El cemento cohesionador de aquel conglomerado era la ideología marxista-leninista cuyo sostén filosófico fue el Materialismo Dialéctico e Histórico y el programa de construir una nueva sociedad con una nueva economía basada en la propiedad social, cuya meta programada era una especie de paraíso en la tierra. En 70 años, el proyecto avanzó enormes tramos, favoreció el progreso y el desarrollo de los pueblos integrantes de la Unión Soviética, especialmente los más atrasados que habitaban Asia Central.

Por desavenencias gestadas por el Imperio Zarista y por errores cometidos en el diseño y en el desempeño de la Unión Soviética, aquellas estructuras no soldaron adecuadamente. Muerto Vladimir I. Lenin, que defendía la voluntariedad para formar parte del conglomerado, la violencia y la represión, se impusieron aunque bajo otros empaques.

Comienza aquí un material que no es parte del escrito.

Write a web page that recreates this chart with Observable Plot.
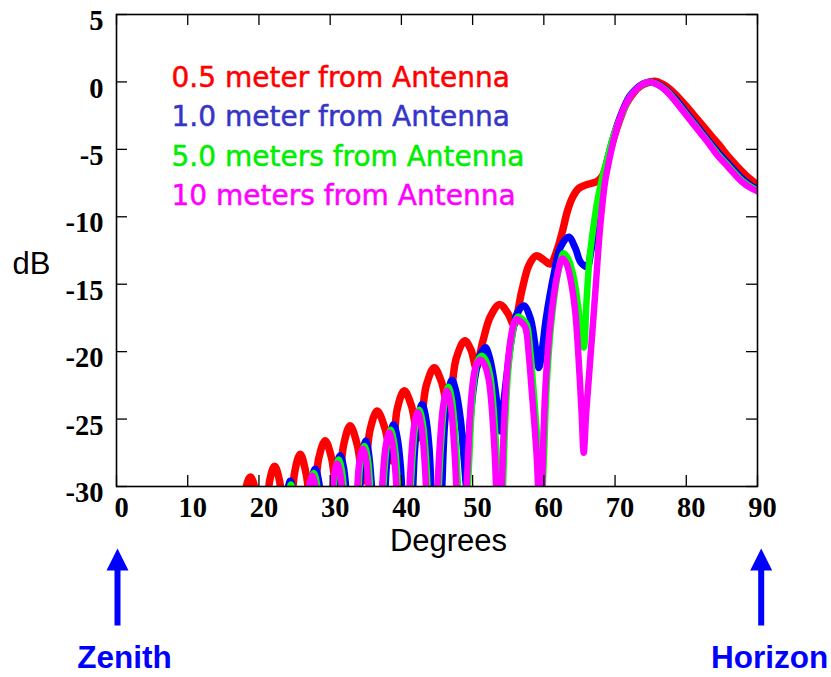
<!DOCTYPE html>
<html><head><meta charset="utf-8">
<script src="https://cdn.jsdelivr.net/npm/d3@7"></script>
<script src="https://cdn.jsdelivr.net/npm/@observablehq/plot@0.6"></script>
<style>body{margin:0;background:#fff}</style>
</head><body><div id="chart"></div>
<script>
const xTicks = [0, 10, 20, 30, 40, 50, 60, 70, 80, 90];
const yTicks = [5, 0, -5, -10, -15, -20, -25, -30];
const seriesNames = ["0.5 meter from Antenna", "1.0 meter from Antenna", "5.0 meters from Antenna", "10 meters from Antenna"];
const seriesColors = ["#ff0000", "#0000ff", "#00ff00", "#ff00ff"];
const legendColors = ["#ff0000", "#3535c8", "#00ee00", "#ff00ff"];
const annotations = ["Zenith", "Horizon"];
const annotationAngles = [0, 90];

// [degrees, dB]
const dist05 = [[17.0,-40],[18.1,-30.3],[18.8,-29.3],[19.5,-30.3],[20.5,-37],
[21.5,-29.6],[22.2,-28.5],[22.9,-29.6],[24.0,-36],
[25.0,-29.0],[25.8,-27.6],[26.6,-29.0],[27.5,-32],
[28.4,-27.9],[29.3,-26.6],[30.2,-27.9],[31.0,-30.8],
[31.9,-26.9],[32.8,-25.5],[33.8,-26.9],[34.7,-29.6],
[35.6,-25.8],[36.6,-24.4],[37.7,-25.7],[38.7,-28.1],
[39.4,-24.3],[40.4,-22.9],[41.4,-24.0],[42.4,-26.4],
[43.5,-22.5],[44.6,-21.2],[45.6,-22.2],[46.6,-24.1],
[47.7,-20.5],[48.9,-19.2],[49.8,-19.9],[50.5,-21.2],
[51.4,-19.3],[52.5,-17.4],[53.8,-16.5],[55.0,-17.2],[55.8,-18.0],
[56.9,-15.5],[57.9,-13.6],[58.9,-12.9],[60.0,-13.2],[60.9,-13.5],
[61.9,-12.4],[62.6,-11.1],[63.3,-9.6],[64.0,-8.6],[64.9,-7.9],[66.1,-7.6],[67.4,-7.4],[68.2,-7.0],
[69.0,-5.7],[69.8,-4.2],[70.6,-2.9],[71.6,-1.6],[72.6,-0.8],[73.6,-0.3],[74.6,-0.05],[75.6,0.05],[76.6,-0.15],[77.6,-0.5],[78.7,-1.05],[79.9,-1.75],[81.1,-2.5],[82.3,-3.25],[83.5,-4.0],[84.7,-4.75],[85.9,-5.55],[87.1,-6.25],[88.3,-6.9],[89.3,-7.35],[90.0,-7.6]];

const dist10 = [[22.7,-40],[23.85,-31.0],[24.4,-29.6],[24.95,-31.0],[26.1,-40],
[27.1,-30.7],[27.9,-28.7],[28.7,-30.7],[29.6,-40],
[30.4,-31.5],[30.9,-28.6],[31.4,-27.7],[31.9,-28.6],[32.4,-31.5],[33.2,-40],
[33.8,-33],[34.2,-29.8],[34.6,-27.5],[35.0,-26.6],[35.4,-27.5],[35.8,-29.8],[36.2,-33],[37.0,-40],
[37.5,-33.4],[37.9,-28.6],[38.4,-26.3],[38.9,-25.4],[39.4,-26.3],[39.9,-28.6],[40.3,-33.4],[40.9,-40],
[41.5,-31.9],[41.9,-27.1],[42.4,-24.8],[42.9,-23.9],[43.4,-24.8],[43.9,-27.1],[44.3,-31.9],[45.0,-40],
[45.7,-30.1],[46.1,-25.3],[46.6,-23.0],[47.1,-22.1],[47.6,-22.8],[48.3,-25.0],[48.8,-28.0],[49.15,-30.0],
[49.6,-25.5],[50.4,-21.7],[51.1,-20.2],[51.8,-19.7],[52.3,-20.3],[52.8,-21.5],[53.4,-23.7],[53.9,-25.9],
[54.4,-23.6],[54.9,-21.3],[55.6,-18.6],[56.3,-17.1],[57.2,-16.6],[58.1,-17.5],[58.8,-19.6],[59.3,-21.2],
[59.8,-19.7],[60.3,-17.6],[61.4,-14.3],[62.3,-12.3],[63.5,-11.5],[64.4,-12.3],[65.2,-13.4],[66.1,-13.7],
[66.6,-12.6],[67.2,-10.8],[67.7,-9.2],[68.2,-7.6],[68.8,-6.1],[69.5,-4.6],[70.3,-3.2],[71.1,-2.1],[72.0,-1.1],[73.0,-0.5],[73.9,-0.15],[74.8,0],[75.7,-0.1],[76.6,-0.35],[77.5,-0.74],[78.6,-1.35],[79.8,-2.15],[81.0,-2.95],[82.2,-3.75],[83.4,-4.55],[84.5,-5.25],[85.7,-5.95],[86.9,-6.65],[88.0,-7.25],[89.1,-7.7],[90.0,-7.95]];

const dist50 = [[23.0,-40],[24.0,-31.0],[24.5,-29.85],[25.0,-31.0],[26.0,-40],
[26.8,-33],[27.2,-30.0],[27.7,-29.0],[28.2,-30.0],[28.6,-33],[29.4,-40],
[30.3,-32],[30.7,-29.0],[31.2,-28.0],[31.7,-29.0],[32.1,-32],[33.0,-40],
[33.9,-31],[34.3,-28.0],[34.8,-27.0],[35.3,-28.0],[35.7,-31],[36.6,-40],
[37.15,-33.8],[37.5,-29.8],[38.0,-26.8],[38.5,-25.8],[39.0,-26.8],[39.5,-29.8],[39.85,-33.8],[40.5,-40],
[41.15,-32.3],[41.5,-28.3],[42.0,-25.3],[42.5,-24.3],[43.0,-25.3],[43.5,-28.3],[43.85,-32.3],[44.5,-40],
[45.2,-30.6],[45.6,-26.6],[46.1,-23.6],[46.6,-22.6],[47.1,-23.6],[47.6,-26.6],[48.0,-30.6],[48.8,-40],
[49.1,-33],[49.5,-28.3],[50.1,-22.6],[50.7,-20.7],[51.3,-20.3],[51.9,-20.7],[52.5,-21.9],[53.2,-26.2],[53.6,-30.5],[53.9,-35],
[54.2,-31],[54.6,-25.0],[55.0,-21.4],[55.5,-19.0],[56.0,-17.7],[56.4,-17.4],[57.0,-17.6],[57.6,-18.0],[58.1,-20.0],[58.5,-22.5],[59.2,-27.4],[59.65,-31.5],
[60.0,-28],[60.4,-22.5],[61.1,-17.6],[62.1,-13.9],[62.8,-12.7],[63.5,-13.2],[64.2,-14.5],[64.9,-17.0],[65.6,-19.7],[66.0,-16.2],[66.4,-13.2],[67.0,-10.6],[67.6,-8.6],[68.2,-7.1],[68.9,-5.7],[69.6,-4.3],[70.4,-3.1],[71.2,-2.1],[72.1,-1.1],[73.1,-0.5],[74.0,-0.15],[74.8,0],[75.6,-0.1],[76.5,-0.35],[77.4,-0.74],[78.5,-1.4],[79.7,-2.2],[80.9,-3.0],[82.1,-3.8],[83.3,-4.6],[84.4,-5.35],[85.6,-6.05],[86.8,-6.75],[87.9,-7.35],[89.1,-7.8],[90.0,-8.05]];

const dist100 = [[25.5,-40],
[26.6,-33.2],[27.0,-30.2],[27.5,-29.2],[28.0,-30.2],[28.4,-33.2],[29.3,-40],
[30.1,-32.3],[30.5,-29.3],[31.0,-28.3],[31.5,-29.3],[31.9,-32.3],[32.8,-40],
[33.7,-31.2],[34.1,-28.2],[34.6,-27.2],[35.1,-28.2],[35.5,-31.2],[36.5,-40],
[36.95,-34.0],[37.3,-30.0],[37.8,-27.0],[38.3,-26.0],[38.8,-27.0],[39.3,-30.0],[39.65,-34.0],[40.3,-40],
[40.95,-32.5],[41.3,-28.5],[41.8,-25.5],[42.3,-24.5],[42.8,-25.5],[43.3,-28.5],[43.65,-32.5],[44.4,-40],
[45.0,-30.9],[45.4,-26.9],[45.9,-23.9],[46.4,-22.9],[46.9,-23.9],[47.4,-26.9],[47.8,-30.9],[48.7,-40],
[48.95,-33],[49.3,-28.5],[49.9,-22.9],[50.5,-21.0],[51.1,-20.6],[51.7,-21.0],[52.3,-22.2],[53.0,-26.6],[53.35,-31],[53.65,-40],
[54.0,-32],[54.4,-25.5],[54.8,-21.7],[55.3,-19.2],[55.8,-17.9],[56.2,-17.6],[56.8,-17.8],[57.4,-18.2],[57.9,-20.3],[58.3,-22.9],[59.0,-27.8],[59.3,-32],[59.5,-38],
[59.8,-29],[60.2,-22.9],[60.9,-18.0],[61.9,-14.3],[62.6,-13.1],[63.2,-13.5],[63.7,-14.5],[64.4,-17.0],[64.9,-20.7],[65.3,-24.5],[65.6,-27.5],[65.95,-24.5],[66.5,-20.7],[67.2,-15.8],[67.9,-10.8],[68.6,-7.4],[69.3,-5.5],[69.9,-4.1],[70.5,-3.0],[71.2,-2.0],[72.1,-1.1],[73.1,-0.5],[73.9,-0.15],[74.7,0],[75.5,-0.1],[76.4,-0.35],[77.3,-0.74],[78.4,-1.4],[79.6,-2.2],[80.8,-3.0],[82.0,-3.8],[83.2,-4.6],[84.3,-5.4],[85.5,-6.1],[86.7,-6.8],[87.8,-7.4],[89.0,-7.85],[90.0,-8.1]];

const seriesData = [dist05, dist10, dist50, dist100];
const strokeWidths = [7.5, 7, 6.5, 6.5];

const W = 831, H = 677;
const mL = 116, mR = 74, mT = 14, mB = 191;
const frameW = W - mL - mR, frameH = H - mT - mB;

const arrowSymbol = {
  draw(ctx) {
    ctx.moveTo(0, 0);
    ctx.lineTo(11, 22);
    ctx.lineTo(3, 22);
    ctx.lineTo(3, 77);
    ctx.lineTo(-3, 77);
    ctx.lineTo(-3, 22);
    ctx.lineTo(-11, 22);
    ctx.closePath();
  }
};

const fmtY = d => d < 0 ? "-" + Math.abs(d) : String(d);
const serif = "'Liberation Serif', 'Times New Roman', serif";
const sans = "'Liberation Sans', Arial, sans-serif";

const marks = [];
seriesData.forEach((pts, i) => {
  marks.push(Plot.line(pts.map(([deg, db]) => ({deg, db, series: seriesNames[i]})), {
    x: "deg", y: "db", stroke: seriesColors[i], strokeWidth: strokeWidths[i],
    curve: "catmull-rom", clip: true
  }));
});
marks.push(Plot.frame({stroke: "black", strokeWidth: 1.6}));
marks.push(Plot.tickX(xTicks, {x: d => d, insetTop: frameH - 11, stroke: "black", strokeWidth: 1.3}));
marks.push(Plot.tickX(xTicks, {x: d => d, insetBottom: frameH - 11, stroke: "black", strokeWidth: 1.3}));
marks.push(Plot.tickY(yTicks, {y: d => d, insetRight: frameW - 11, stroke: "black", strokeWidth: 1.3}));
marks.push(Plot.tickY(yTicks, {y: d => d, insetLeft: frameW - 11, stroke: "black", strokeWidth: 1.3}));
marks.push(Plot.text(xTicks, {x: d => d, text: d => String(d), frameAnchor: "bottom", lineAnchor: "middle", dy: 21, dx: 5,
  fontFamily: serif, fontWeight: "bold", fontSize: 28.5, fill: "black"}));
marks.push(Plot.text(yTicks, {y: d => d, text: fmtY, frameAnchor: "left", lineAnchor: "middle", textAnchor: "end", dx: -13, dy: 6.5,
  fontFamily: serif, fontWeight: "bold", fontSize: 28.5, fill: "black"}));
seriesNames.forEach((name, i) => {
  marks.push(Plot.text([name], {text: d => d, frameAnchor: "top-left", lineAnchor: "middle", textAnchor: "start",
    dx: 55, dy: 63.5 + i * 39.5, fill: legendColors[i], stroke: legendColors[i], strokeWidth: 0.5,
    fontFamily: "'DejaVu Sans', sans-serif", fontSize: 28}));
});
marks.push(Plot.text(["dB"], {text: d => d, frameAnchor: "top-left", lineAnchor: "middle", textAnchor: "start", dx: -104, dy: 250,
  fontFamily: sans, fontSize: 31, fill: "black"}));
marks.push(Plot.text(["Degrees"], {text: d => d, frameAnchor: "bottom", lineAnchor: "middle", dx: 11.5, dy: 55,
  fontFamily: sans, fontSize: 31, fill: "black"}));
const arrowDx = [1, 3.7];
const labelDx = [8, 12];
annotations.forEach((label, i) => {
  marks.push(Plot.dot([annotationAngles[i]], {x: d => d, frameAnchor: "bottom", dy: 62, dx: arrowDx[i],
    symbol: arrowSymbol, fill: "#0000ff", stroke: "none"}));
  marks.push(Plot.text([annotationAngles[i]], {x: d => d, text: () => label, frameAnchor: "bottom", lineAnchor: "middle", dy: 171.5, dx: labelDx[i],
    fontFamily: sans, fontWeight: "bold", fontSize: 31.5, fill: "#0000ff"}));
});

const chart = Plot.plot({
  width: W, height: H,
  marginLeft: mL, marginRight: mR, marginTop: mT, marginBottom: mB,
  x: {domain: [0, 90], axis: null},
  y: {domain: [-30, 5], axis: null},
  style: {background: "white", overflow: "visible"},
  marks
});
document.getElementById("chart").appendChild(chart);
</script>
</body></html>
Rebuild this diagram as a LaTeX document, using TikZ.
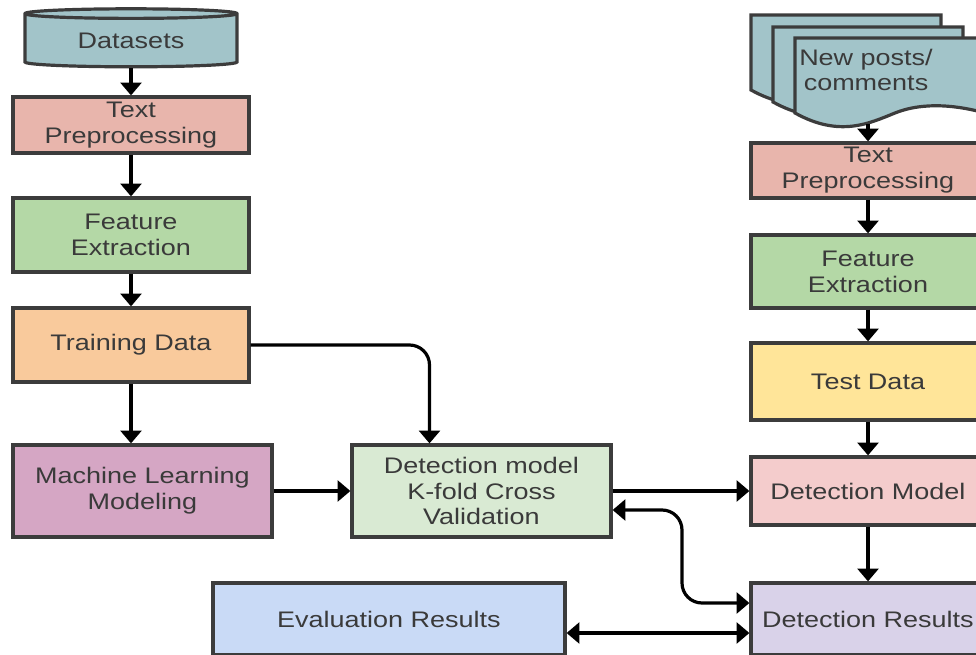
\documentclass[tikz,border=0pt]{standalone}
\usepackage{fontspec}
\setmainfont{Liberation Sans}[FakeStretch=1.2]
\usetikzlibrary{arrows.meta,shapes.geometric}

\definecolor{dsfill}{HTML}{A2C4C9}
\definecolor{prefill}{HTML}{E8B5AC}
\definecolor{featfill}{HTML}{B4D8A6}
\definecolor{trainfill}{HTML}{F9CA9C}
\definecolor{mlfill}{HTML}{D5A6C4}
\definecolor{kffill}{HTML}{D9EAD3}
\definecolor{evalfill}{HTML}{C9DAF6}
\definecolor{resfill}{HTML}{D9D2E9}
\definecolor{dmfill}{HTML}{F4CCCC}
\definecolor{testfill}{HTML}{FFE599}
\definecolor{edge}{HTML}{3C3C3C}
\definecolor{ink}{HTML}{3A3A3A}

\begin{document}
\begin{tikzpicture}[
        x = 0.25mm, y = -0.25mm,
        > = {Triangle[length=3.2mm,width=5.2mm]},
        line width = 0.8mm,
        box/.style = {draw = edge, line width = 0.8mm, rectangle, align = center,
            text = ink, font = \fontsize{16}{18.4}\selectfont, inner sep = 0pt},
        flow/.style = {->, black},
        both/.style = {<->, black}
    ]
        \useasboundingbox (0,0) rectangle (976,655);
        \clip (0,0) rectangle (976,655);

        % left column
        \node[box, cylinder, shape border rotate = 90, aspect = 0.09, fill = dsfill,
            minimum width = 53mm, minimum height = 14.5mm] (ds) at (131,41) {\raisebox{-0.5mm}{Datasets}};
        \node[box, fill = prefill, minimum width = 59mm, minimum height = 14mm] (tpa) at (131,125) {Text\\Preprocessing};
        \node[box, fill = featfill, minimum width = 59mm, minimum height = 18.5mm] (fea) at (131,235) {Feature\\Extraction};
        \node[box, fill = trainfill, minimum width = 59mm, minimum height = 18.5mm] (td) at (131,345) {Training Data};
        \node[box, fill = mlfill, minimum width = 64.75mm, minimum height = 23mm] (ml) at (142.5,491) {Machine Learning\\Modeling};
        \node[box, fill = kffill, minimum width = 64.75mm, minimum height = 23mm] (kf) at (481.5,491) {Detection model\\K-fold Cross\\Validation};
        \node[box, fill = evalfill, minimum width = 88mm, minimum height = 18mm] (ev) at (389,619) {Evaluation Results};

        % right column
        \foreach \dx/\dy in {0/0, 22/12, 44/23}
            \draw[draw = edge, line width = 0.8mm, fill = dsfill] (751+\dx,15+\dy) -- (751+\dx,90+\dy)
                .. controls (796+\dx,115+\dy) and (826+\dx,100+\dy) .. (851+\dx,90+\dy)
                .. controls (881+\dx,78+\dy) and (916+\dx,83+\dy) .. (941+\dx,90+\dy)
                -- (941+\dx,15+\dy) -- cycle;
        \node[align = center, text = ink, font = \fontsize{16}{18.4}\selectfont] (posts) at (866,70) {New posts/\\comments};
        \coordinate (postsend) at (868,124);
        \node[box, fill = prefill, minimum width = 58.5mm, minimum height = 13.75mm] (tpb) at (868,170.5) {Text\\Preprocessing};
        \node[box, fill = featfill, minimum width = 58.5mm, minimum height = 18.25mm] (feb) at (868,271.5) {Feature\\Extraction};
        \node[box, fill = testfill, minimum width = 58.5mm, minimum height = 19.25mm] (test) at (868,381.5) {Test Data};
        \node[box, fill = dmfill, minimum width = 58.5mm, minimum height = 17mm] (dm) at (868,491) {Detection Model};
        \node[box, fill = resfill, minimum width = 58.5mm, minimum height = 18mm] (dr) at (868,619) {Detection Results};

        % connectors
        \draw[flow] (ds) -- (tpa);
        \draw[flow] (tpa) -- (fea);
        \draw[flow] (fea) -- (td);
        \draw[flow] (td.south) -- (td.south |- ml.north);
        \draw[flow, rounded corners = 5mm] (td.east) -| ([xshift = -13mm]kf.north);
        \draw[flow] (ml.east |- kf.west) -- (kf.west);
        \draw[flow] (kf.east) -- (dm.west);
        \draw[both, rounded corners = 5mm] ([yshift = -4.75mm]kf.east) -| (682,560) |- ([yshift = 4mm]dr.west);
        \draw[both] ([yshift = -3.5mm]ev.east) -- ([yshift = -3.5mm]dr.west);
        \draw[flow] (postsend) -- (tpb);
        \draw[flow] (tpb) -- (feb);
        \draw[flow] (feb) -- (test);
        \draw[flow] (test) -- (dm);
        \draw[flow] (dm) -- (dr);
    \end{tikzpicture}
\end{document}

Rusia, Ucrania y Bielorrusia, que por 300 años fueron parte del Imperio Ruso y entre 1917 y 1991 de la Unión Soviética, que juntas lucharon y vencieron al fascismo y que, salvo reservas circunstanciales, no tienen razones para matarse unas a la otra, deberían mirar atrás y adelante para encontrar en ambas dimensiones más motivos para quererse que para odiarse.

La OTAN y Estados Unidos crearon el problema, pero no pueden resolverlo. Tampoco pueden los pueblos, infelices que nada pueden nunca, sino que todo depende de sus líderes que, en este caso, lo pueden todo. De ellos, de su altura humana y moral y de sus dotes de estadistas depende todo. Por cierto, tienen nombres y apellidos, son Vladimir Putin y Volodimir Zelenski.